STATED PROBLEM:
Exclude the pictures, then repeat the remaining data exactly.

>>>

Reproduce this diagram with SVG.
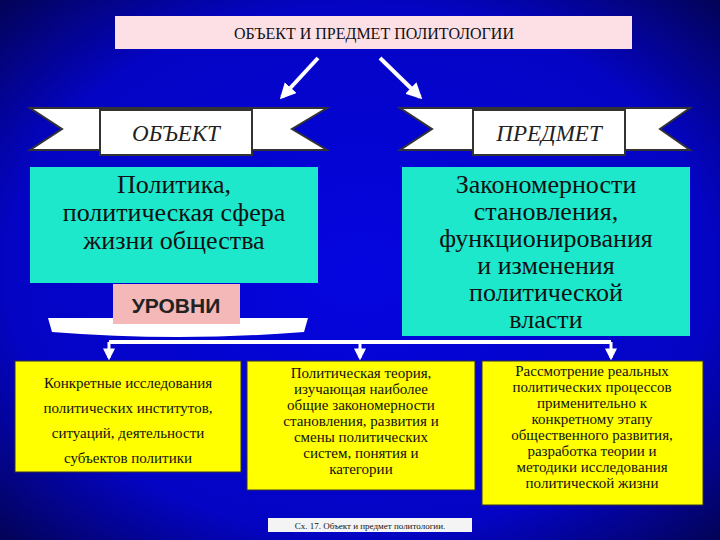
<svg xmlns="http://www.w3.org/2000/svg" width="720" height="540" viewBox="0 0 720 540">
<defs>
<radialGradient id="bg" cx="50%" cy="50%" r="70%">
<stop offset="0" stop-color="#0505e0"/><stop offset="0.7" stop-color="#0404c4"/><stop offset="1" stop-color="#03035a"/>
</radialGradient>
<marker id="ah" viewBox="0 0 10 10" refX="8" refY="5" markerWidth="4" markerHeight="4" orient="auto"><path d="M0,0L10,5L0,10z" fill="#fff"/></marker>
<style>
text{font-family:"Liberation Serif","DejaVu Serif",serif}
.s{text-anchor:middle;fill:#111}
.big{font-size:26px}
.sm{font-size:15px}
.cy{fill:#1ee8cc}
.yl{fill:#ffff00;stroke:#333;stroke-width:1}
.rib{fill:#fff;stroke:#333;stroke-width:2}
.lab{fill:#fff;stroke:#333;stroke-width:2}
.it{font-style:italic;font-size:23px;text-anchor:middle;fill:#222}
</style>
</defs>
<rect width="720" height="540" fill="url(#bg)"/>
<g id="title"><rect x="115" y="16" width="517" height="33" fill="#fde0e6"/><text class="s" x="374" y="39" font-size="16">ОБЪЕКТ И ПРЕДМЕТ ПОЛИТОЛОГИИ</text></g>
<g id="connectors" stroke="#fff" fill="none">
<line x1="318" y1="58" x2="282" y2="97" stroke-width="4" marker-end="url(#ah)"/>
<line x1="380" y1="58" x2="420" y2="97" stroke-width="4" marker-end="url(#ah)"/>
<polyline points="109,342 611,342" stroke-width="4"/>
<line x1="109" y1="342" x2="109" y2="358" stroke-width="3" marker-end="url(#ah)"/>
<line x1="360" y1="342" x2="360" y2="358" stroke-width="3" marker-end="url(#ah)"/>
<line x1="611" y1="342" x2="611" y2="358" stroke-width="3" marker-end="url(#ah)"/>
</g>
<g id="obj">
<path class="rib" d="M30,108H327L292,129L327,150H30L62,129Z"/>
<rect class="lab" x="100" y="110" width="152" height="45"/>
<text class="it" x="176" y="141">ОБЪЕКТ</text>
</g>
<g id="pred">
<path class="rib" d="M400,108H690L660,129L690,150H400L432,129Z"/>
<rect class="lab" x="473" y="110" width="152" height="45"/>
<text class="it" x="549" y="141">ПРЕДМЕТ</text>
</g>
<g id="politika"><rect class="cy" x="30" y="167" width="288" height="116"/>
<text class="s big" x="174" y="193">Политика,</text><text class="s big" x="174" y="221">политическая сфера</text><text class="s big" x="174" y="249">жизни общества</text></g>
<g id="zakon"><rect class="cy" x="402" y="167" width="288" height="169"/>
<text class="s big" x="546" y="193">Закономерности</text><text class="s big" x="546" y="220">становления,</text><text class="s big" x="546" y="247">функционирования</text><text class="s big" x="546" y="274">и изменения</text><text class="s big" x="546" y="301">политической</text><text class="s big" x="546" y="328">власти</text></g>
<g id="urovni">
<path d="M48,318H308L304,332Q178,342 52,332Z" fill="#fff"/>
<rect x="113" y="284" width="127" height="40" fill="#f4b8b8"/>
<text x="176" y="313" style="font-family:'Liberation Sans',Arial,sans-serif" font-weight="bold" font-size="21" text-anchor="middle" fill="#222">УРОВНИ</text>
</g>
<g id="b1"><rect class="yl" x="15" y="361" width="226" height="111"/>
<text class="s sm" x="128" y="388">Конкретные исследования</text><text class="s sm" x="128" y="413">политических институтов,</text><text class="s sm" x="128" y="438">ситуаций, деятельности</text><text class="s sm" x="128" y="463">субъектов политики</text></g>
<g id="b2"><rect class="yl" x="247" y="361" width="228" height="129"/>
<text class="s sm" x="361" y="378">Политическая теория,</text><text class="s sm" x="361" y="394">изучающая наиболее</text><text class="s sm" x="361" y="410">общие закономерности</text><text class="s sm" x="361" y="426">становления, развития и</text><text class="s sm" x="361" y="442">смены политических</text><text class="s sm" x="361" y="458">систем, понятия и</text><text class="s sm" x="361" y="474">категории</text></g>
<g id="b3"><rect class="yl" x="482" y="361" width="221" height="144"/>
<text class="s sm" x="592" y="376">Рассмотрение реальных</text><text class="s sm" x="592" y="392">политических процессов</text><text class="s sm" x="592" y="408">применительно к</text><text class="s sm" x="592" y="424">конкретному этапу</text><text class="s sm" x="592" y="440">общественного развития,</text><text class="s sm" x="592" y="456">разработка теории и</text><text class="s sm" x="592" y="472">методики исследования</text><text class="s sm" x="592" y="488">политической жизни</text></g>
<g id="caption"><rect x="268" y="518" width="204" height="14" fill="#f4f4f4"/><text class="s" x="370" y="529" font-size="9">Сх. 17. Объект и предмет политологии.</text></g>
</svg>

<<<

SOLUTION TO THIS TASK:
Reproduce this diagram with SVG.
<svg xmlns="http://www.w3.org/2000/svg" width="720" height="540" viewBox="0 0 720 540">
<defs>
<radialGradient id="bg" cx="50%" cy="50%" r="70%">
<stop offset="0" stop-color="#0505e0"/><stop offset="0.7" stop-color="#0404c4"/><stop offset="1" stop-color="#03035a"/>
</radialGradient>
<marker id="ah" viewBox="0 0 10 10" refX="8" refY="5" markerWidth="4" markerHeight="4" orient="auto"><path d="M0,0L10,5L0,10z" fill="#fff"/></marker>
<style>
text{font-family:"Liberation Serif","DejaVu Serif",serif}
.s{text-anchor:middle;fill:#111}
.big{font-size:26px}
.sm{font-size:15px}
.cy{fill:#1ee8cc}
.yl{fill:#ffff00;stroke:#333;stroke-width:1}
.rib{fill:#fff;stroke:#333;stroke-width:2}
.lab{fill:#fff;stroke:#333;stroke-width:2}
.it{font-style:italic;font-size:23px;text-anchor:middle;fill:#222}
</style>
</defs>
<rect width="720" height="540" fill="url(#bg)"/>
<g id="title"><rect x="115" y="16" width="517" height="33" fill="#fde0e6"/><text class="s" x="374" y="39" font-size="16">ОБЪЕКТ И ПРЕДМЕТ ПОЛИТОЛОГИИ</text></g>
<g id="connectors" stroke="#fff" fill="none">
<line x1="318" y1="58" x2="282" y2="97" stroke-width="4" marker-end="url(#ah)"/>
<line x1="380" y1="58" x2="420" y2="97" stroke-width="4" marker-end="url(#ah)"/>
<polyline points="109,342 611,342" stroke-width="4"/>
<line x1="109" y1="342" x2="109" y2="358" stroke-width="3" marker-end="url(#ah)"/>
<line x1="360" y1="342" x2="360" y2="358" stroke-width="3" marker-end="url(#ah)"/>
<line x1="611" y1="342" x2="611" y2="358" stroke-width="3" marker-end="url(#ah)"/>
</g>
<g id="obj">
<path class="rib" d="M30,108H327L292,129L327,150H30L62,129Z"/>
<rect class="lab" x="100" y="110" width="152" height="45"/>
<text class="it" x="176" y="141">ОБЪЕКТ</text>
</g>
<g id="pred">
<path class="rib" d="M400,108H690L660,129L690,150H400L432,129Z"/>
<rect class="lab" x="473" y="110" width="152" height="45"/>
<text class="it" x="549" y="141">ПРЕДМЕТ</text>
</g>
<g id="politika"><rect class="cy" x="30" y="167" width="288" height="116"/>
<text class="s big" x="174" y="193">Политика,</text><text class="s big" x="174" y="221">политическая сфера</text><text class="s big" x="174" y="249">жизни общества</text></g>
<g id="zakon"><rect class="cy" x="402" y="167" width="288" height="169"/>
<text class="s big" x="546" y="193">Закономерности</text><text class="s big" x="546" y="220">становления,</text><text class="s big" x="546" y="247">функционирования</text><text class="s big" x="546" y="274">и изменения</text><text class="s big" x="546" y="301">политической</text><text class="s big" x="546" y="328">власти</text></g>
<g id="urovni">
<path d="M48,318H308L304,332Q178,342 52,332Z" fill="#fff"/>
<rect x="113" y="284" width="127" height="40" fill="#f4b8b8"/>
<text x="176" y="313" style="font-family:'Liberation Sans',Arial,sans-serif" font-weight="bold" font-size="21" text-anchor="middle" fill="#222">УРОВНИ</text>
</g>
<g id="b1"><rect class="yl" x="15" y="361" width="226" height="111"/>
<text class="s sm" x="128" y="388">Конкретные исследования</text><text class="s sm" x="128" y="413">политических институтов,</text><text class="s sm" x="128" y="438">ситуаций, деятельности</text><text class="s sm" x="128" y="463">субъектов политики</text></g>
<g id="b2"><rect class="yl" x="247" y="361" width="228" height="129"/>
<text class="s sm" x="361" y="378">Политическая теория,</text><text class="s sm" x="361" y="394">изучающая наиболее</text><text class="s sm" x="361" y="410">общие закономерности</text><text class="s sm" x="361" y="426">становления, развития и</text><text class="s sm" x="361" y="442">смены политических</text><text class="s sm" x="361" y="458">систем, понятия и</text><text class="s sm" x="361" y="474">категории</text></g>
<g id="b3"><rect class="yl" x="482" y="361" width="221" height="144"/>
<text class="s sm" x="592" y="376">Рассмотрение реальных</text><text class="s sm" x="592" y="392">политических процессов</text><text class="s sm" x="592" y="408">применительно к</text><text class="s sm" x="592" y="424">конкретному этапу</text><text class="s sm" x="592" y="440">общественного развития,</text><text class="s sm" x="592" y="456">разработка теории и</text><text class="s sm" x="592" y="472">методики исследования</text><text class="s sm" x="592" y="488">политической жизни</text></g>
<g id="caption"><rect x="268" y="518" width="204" height="14" fill="#f4f4f4"/><text class="s" x="370" y="529" font-size="9">Сх. 17. Объект и предмет политологии.</text></g>
</svg>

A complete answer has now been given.